The homotopy behavior of this map
$$\tilde S \to A \times K$$
is determined by the component homomorphism $\tilde S \to A$ since $K$ is simply-connected, and this map is recoverable from $\pi_1(A \to S)$ by the observation that $\pi_1$ and $- \otimes_{\mathbb Z} \mathbb R$ are inverse equivalences between the categories of finite-dimensional tori and finitely-generated free abelian groups.

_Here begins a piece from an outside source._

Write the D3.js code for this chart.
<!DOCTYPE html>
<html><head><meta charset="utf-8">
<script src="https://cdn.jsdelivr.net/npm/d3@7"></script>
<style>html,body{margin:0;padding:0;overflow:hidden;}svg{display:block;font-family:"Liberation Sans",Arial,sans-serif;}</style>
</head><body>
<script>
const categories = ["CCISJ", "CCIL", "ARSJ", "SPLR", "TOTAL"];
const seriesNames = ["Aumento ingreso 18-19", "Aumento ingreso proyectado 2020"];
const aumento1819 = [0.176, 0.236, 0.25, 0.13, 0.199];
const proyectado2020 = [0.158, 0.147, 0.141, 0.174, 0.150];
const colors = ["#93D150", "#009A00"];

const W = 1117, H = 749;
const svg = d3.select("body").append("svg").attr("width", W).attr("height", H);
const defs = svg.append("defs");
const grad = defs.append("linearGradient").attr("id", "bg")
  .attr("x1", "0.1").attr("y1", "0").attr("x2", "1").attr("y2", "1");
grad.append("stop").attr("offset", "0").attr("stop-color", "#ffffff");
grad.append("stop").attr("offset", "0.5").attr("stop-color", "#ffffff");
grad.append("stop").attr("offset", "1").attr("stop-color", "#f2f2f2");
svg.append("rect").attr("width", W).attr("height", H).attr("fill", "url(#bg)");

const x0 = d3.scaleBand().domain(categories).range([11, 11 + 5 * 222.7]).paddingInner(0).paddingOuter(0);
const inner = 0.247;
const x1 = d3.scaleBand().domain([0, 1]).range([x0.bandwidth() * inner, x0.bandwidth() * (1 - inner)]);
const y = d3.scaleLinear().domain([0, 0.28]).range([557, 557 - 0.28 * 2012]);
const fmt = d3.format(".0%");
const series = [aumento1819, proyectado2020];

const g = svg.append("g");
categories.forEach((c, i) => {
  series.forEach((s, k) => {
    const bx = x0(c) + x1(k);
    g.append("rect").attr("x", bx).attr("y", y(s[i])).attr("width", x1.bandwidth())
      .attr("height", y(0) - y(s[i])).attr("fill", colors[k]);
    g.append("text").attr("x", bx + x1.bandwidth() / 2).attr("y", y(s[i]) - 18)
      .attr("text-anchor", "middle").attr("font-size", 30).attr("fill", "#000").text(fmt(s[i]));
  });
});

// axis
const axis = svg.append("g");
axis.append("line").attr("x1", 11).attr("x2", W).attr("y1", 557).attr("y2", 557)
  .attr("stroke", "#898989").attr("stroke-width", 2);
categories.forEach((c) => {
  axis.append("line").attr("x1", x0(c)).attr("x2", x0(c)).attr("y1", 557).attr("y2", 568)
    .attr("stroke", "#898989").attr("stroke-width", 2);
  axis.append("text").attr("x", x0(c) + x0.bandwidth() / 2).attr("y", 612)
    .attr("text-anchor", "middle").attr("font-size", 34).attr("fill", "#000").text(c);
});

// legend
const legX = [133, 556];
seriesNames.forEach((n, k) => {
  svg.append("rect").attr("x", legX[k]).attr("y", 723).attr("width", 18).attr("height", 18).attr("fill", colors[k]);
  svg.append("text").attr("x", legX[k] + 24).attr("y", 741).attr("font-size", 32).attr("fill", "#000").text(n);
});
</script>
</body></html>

In case the group $U$ is not a torus, the question is a bit more complex, effectively breaking down into separate questions for semisimple and toroidal components of (some cover of) $U$, and the interesting part is when an inclusion $K \hookrightarrow G$ of simple Lie groups induces a surjection in cohomology. I am not aware where to find a complete answer to this question, although I'm sure it's settled at least modulo torsion. A series of examples appears in the third volume of Greub, Halperin, and Vanstone's tome, around p. 474.